→ **Prompt**:
Report, as a bare number, how many lines of the material below contain the word "this".

→ **Supplied entries**:
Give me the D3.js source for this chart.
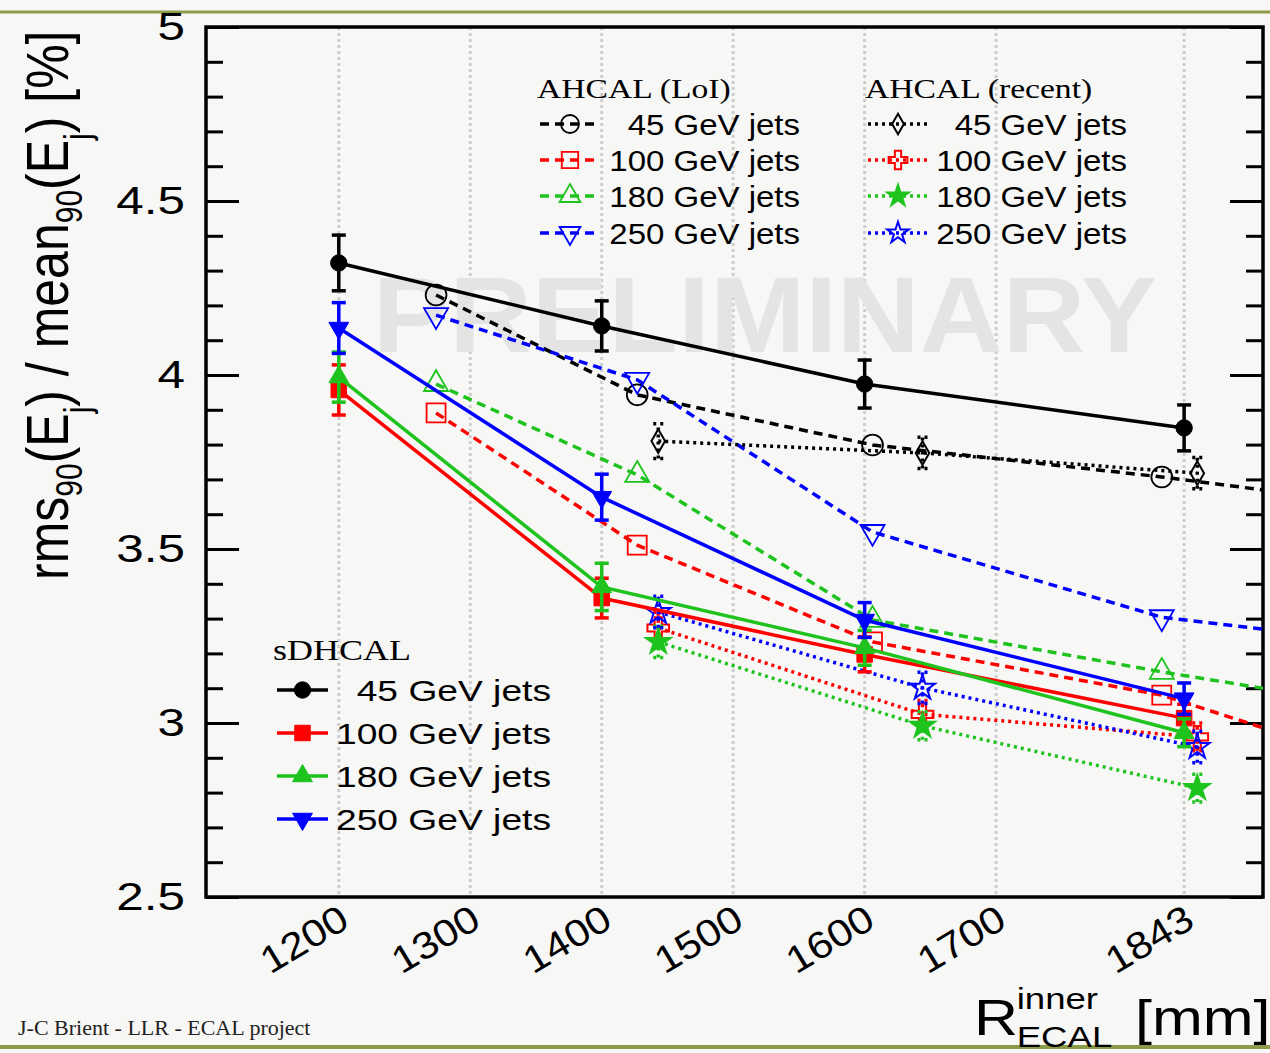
--
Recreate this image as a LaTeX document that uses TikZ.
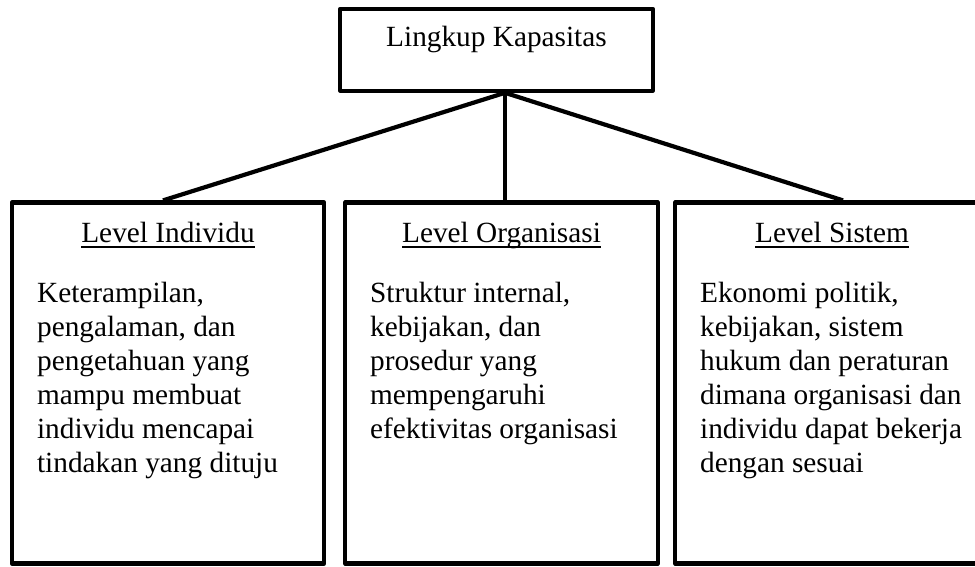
==
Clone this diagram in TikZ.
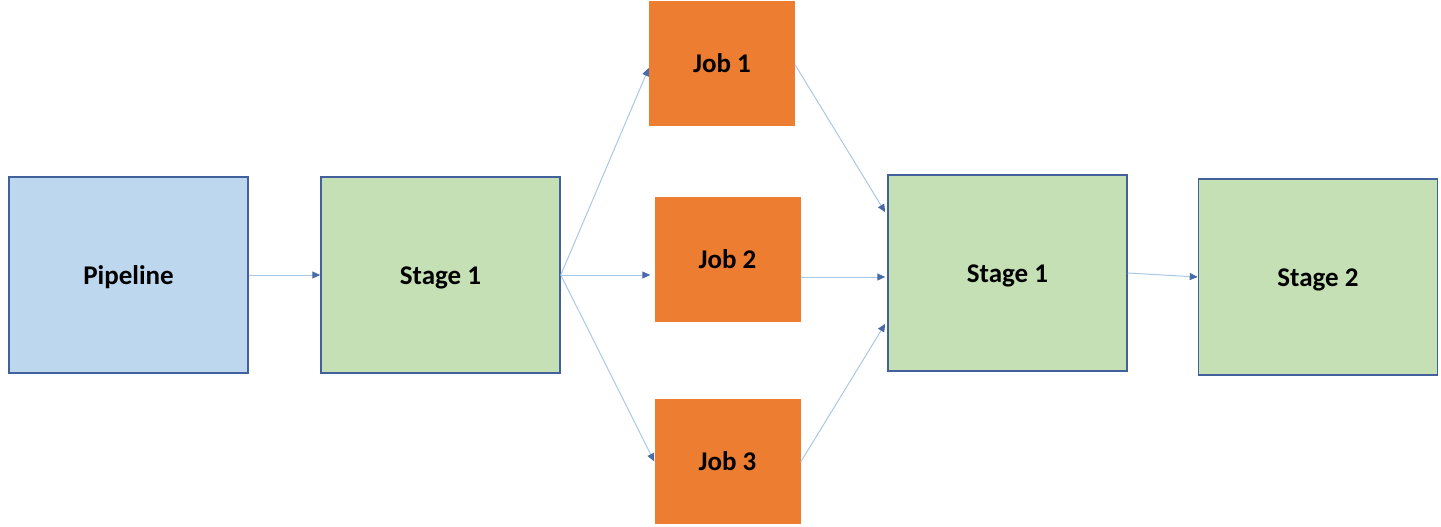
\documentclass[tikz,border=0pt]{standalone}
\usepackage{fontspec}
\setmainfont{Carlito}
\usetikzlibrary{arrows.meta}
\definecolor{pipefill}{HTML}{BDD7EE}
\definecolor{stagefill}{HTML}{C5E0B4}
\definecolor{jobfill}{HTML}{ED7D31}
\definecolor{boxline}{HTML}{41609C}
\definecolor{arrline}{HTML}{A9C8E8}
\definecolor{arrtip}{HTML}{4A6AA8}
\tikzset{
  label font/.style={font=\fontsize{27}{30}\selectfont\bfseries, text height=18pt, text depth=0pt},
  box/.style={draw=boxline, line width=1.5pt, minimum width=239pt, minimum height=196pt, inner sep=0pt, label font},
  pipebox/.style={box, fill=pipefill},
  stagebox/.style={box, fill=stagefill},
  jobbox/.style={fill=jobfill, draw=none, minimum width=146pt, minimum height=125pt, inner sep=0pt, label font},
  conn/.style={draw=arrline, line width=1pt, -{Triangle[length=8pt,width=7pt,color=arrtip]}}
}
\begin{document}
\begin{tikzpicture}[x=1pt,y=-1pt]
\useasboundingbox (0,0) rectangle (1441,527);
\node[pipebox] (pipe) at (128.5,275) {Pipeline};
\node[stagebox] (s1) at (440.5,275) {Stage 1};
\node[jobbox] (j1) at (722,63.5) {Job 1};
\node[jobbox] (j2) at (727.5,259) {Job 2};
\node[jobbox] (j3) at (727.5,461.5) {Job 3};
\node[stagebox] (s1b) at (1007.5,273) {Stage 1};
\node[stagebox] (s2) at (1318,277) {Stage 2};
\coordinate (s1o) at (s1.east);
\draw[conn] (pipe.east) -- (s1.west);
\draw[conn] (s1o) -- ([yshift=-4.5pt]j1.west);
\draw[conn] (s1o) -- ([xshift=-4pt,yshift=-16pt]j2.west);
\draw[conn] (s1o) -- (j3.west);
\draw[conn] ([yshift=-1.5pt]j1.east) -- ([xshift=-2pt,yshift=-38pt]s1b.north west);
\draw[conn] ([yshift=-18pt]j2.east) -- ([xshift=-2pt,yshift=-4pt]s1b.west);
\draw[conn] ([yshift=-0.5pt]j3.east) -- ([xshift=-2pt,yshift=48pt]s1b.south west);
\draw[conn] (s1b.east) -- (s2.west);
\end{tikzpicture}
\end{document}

→ **Task result**:
3